:: WRITTEN TASK ::
Retype nothing but the lines from the start of the material up to and including the line with "import math". Pictures don't belong in the copy.

:: DATA ::
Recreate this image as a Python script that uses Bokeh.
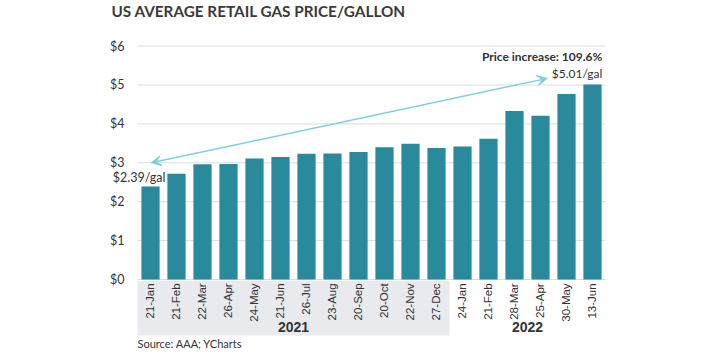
from bokeh.plotting import figure
from bokeh.models import (Range1d, FixedTicker, PrintfTickFormatter,
                          ColumnDataSource, Label, Arrow, VeeHead)
from bokeh.core.properties import value
from bokeh.embed import file_html
from bokeh.resources import INLINE
import math

# ---- data ----
years = ["2021", "2022"]
months_2021 = ["21-Jan", "21-Feb", "22-Mar", "26-Apr", "24-May", "21-Jun",
               "26-Jul", "23-Aug", "20-Sep", "20-Oct", "22-Nov", "27-Dec"]
months_2022 = ["24-Jan", "21-Feb", "28-Mar", "25-Apr", "30-May", "13-Jun"]
prices_2021 = [2.39, 2.72, 2.96, 2.97, 3.11, 3.15, 3.23, 3.24, 3.28, 3.40, 3.49, 3.38]
prices_2022 = [3.42, 3.62, 4.33, 4.21, 4.77, 5.01]
y_ticks = [0, 1, 2, 3, 4, 5, 6]
title_text = "US AVERAGE RETAIL GAS PRICE/GALLON"
source_text = "Source: AAA; YCharts"
start_label = "$2.39/gal"
end_label = "$5.01/gal"
increase_label = "Price increase: 109.6%"

BAR = "#298a9b"
TXT = "#333333"
ARROW = "#7fcfdb"
BAND = "#e8eaee"

months = months_2021 + months_2022
prices = prices_2021 + prices_2022
n = len(months)
n21 = len(months_2021)
xpos = [i + 0.5 for i in range(n)]
src = ColumnDataSource(dict(x=xpos, top=prices, label=months))

p = figure(width=720, height=360, output_backend="svg", toolbar_location=None,
           x_range=Range1d(-1.423, 18.577),
           y_range=Range1d(-2.082, 7.172),
           min_border_left=100, min_border_right=100, min_border_top=0, min_border_bottom=0)
p.outline_line_color = None
p.background_fill_color = "white"
p.border_fill_color = "white"

# grid lines limited to the category span
p.segment(x0=0, x1=n, y0=y_ticks, y1=y_ticks, line_color="#dcdcdc", line_width=1)

# gray band under 2021 labels
p.quad(left=0, right=n21, bottom=-1.44, top=-0.03, fill_color=BAND, line_color=None)

p.vbar(x="x", top="top", width=0.7, source=src, fill_color=BAR, line_color=None)

# month labels
p.text(x="x", y=-0.1, text="label", source=src, angle=math.pi / 2,
       text_align="right", text_baseline="middle", text_color=TXT,
       text_font=value("Liberation Sans"), text_font_size="11.5px")
# year labels
p.text(x=[n21 / 2, n21 + (n - n21) / 2], y=[-1.23, -1.23], text=years,
       text_align="center", text_baseline="middle",
       text_color=TXT, text_font=value("Liberation Sans"), text_font_style="bold",
       text_font_size="14px")

p.xaxis.visible = False
p.xgrid.visible = False
p.ygrid.visible = False

yax = p.yaxis[0]
yax.fixed_location = 0
yax.ticker = FixedTicker(ticks=y_ticks)
yax.formatter = PrintfTickFormatter(format="$%d")
yax.axis_line_color = None
yax.major_tick_line_color = None
yax.minor_tick_line_color = None
yax.major_label_text_font = "Lato"
yax.major_label_text_font_size = "12.5px"
yax.major_label_text_color = TXT
yax.major_label_standoff = 7

# arrow
p.add_layout(Arrow(x_start=0.53, y_start=3.0, x_end=15.76, y_end=5.17,
                   line_color=ARROW, line_width=1.5,
                   start=VeeHead(size=10, fill_color=ARROW, line_color=ARROW),
                   end=VeeHead(size=10, fill_color=ARROW, line_color=ARROW)))

p.add_layout(Label(x=0.06, y=2.62, text=start_label, text_align="center", text_baseline="middle",
                   text_font="Lato", text_font_size="12.5px", text_color=TXT))
p.add_layout(Label(x=17.88, y=5.30, text=end_label, text_align="right", text_baseline="middle",
                   text_font="Lato", text_font_size="12px", text_color=TXT))
p.add_layout(Label(x=17.88, y=5.73, text=increase_label, text_align="right", text_baseline="middle",
                   text_font="Lato", text_font_style="bold", text_font_size="12px", text_color=TXT))

# title and source, drawn inside the frame
p.add_layout(Label(x=-1.0, y=6.91, text=title_text, text_align="left", text_baseline="alphabetic",
                   text_font="Lato", text_font_style="bold", text_font_size="15.3px",
                   text_color="#3a3a3a"))
p.add_layout(Label(x=0.0, y=-1.64, text=source_text, text_align="left", text_baseline="alphabetic",
                   text_font="Lato", text_font_size="11px", text_color=TXT))

open("out.html", "w").write(file_html(p, INLINE))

:: SOLUTION TO THE PROBLEM ::
Recreate this image as a Python script that uses Bokeh.
from bokeh.plotting import figure
from bokeh.models import (Range1d, FixedTicker, PrintfTickFormatter,
                          ColumnDataSource, Label, Arrow, VeeHead)
from bokeh.core.properties import value
from bokeh.embed import file_html
from bokeh.resources import INLINE
import math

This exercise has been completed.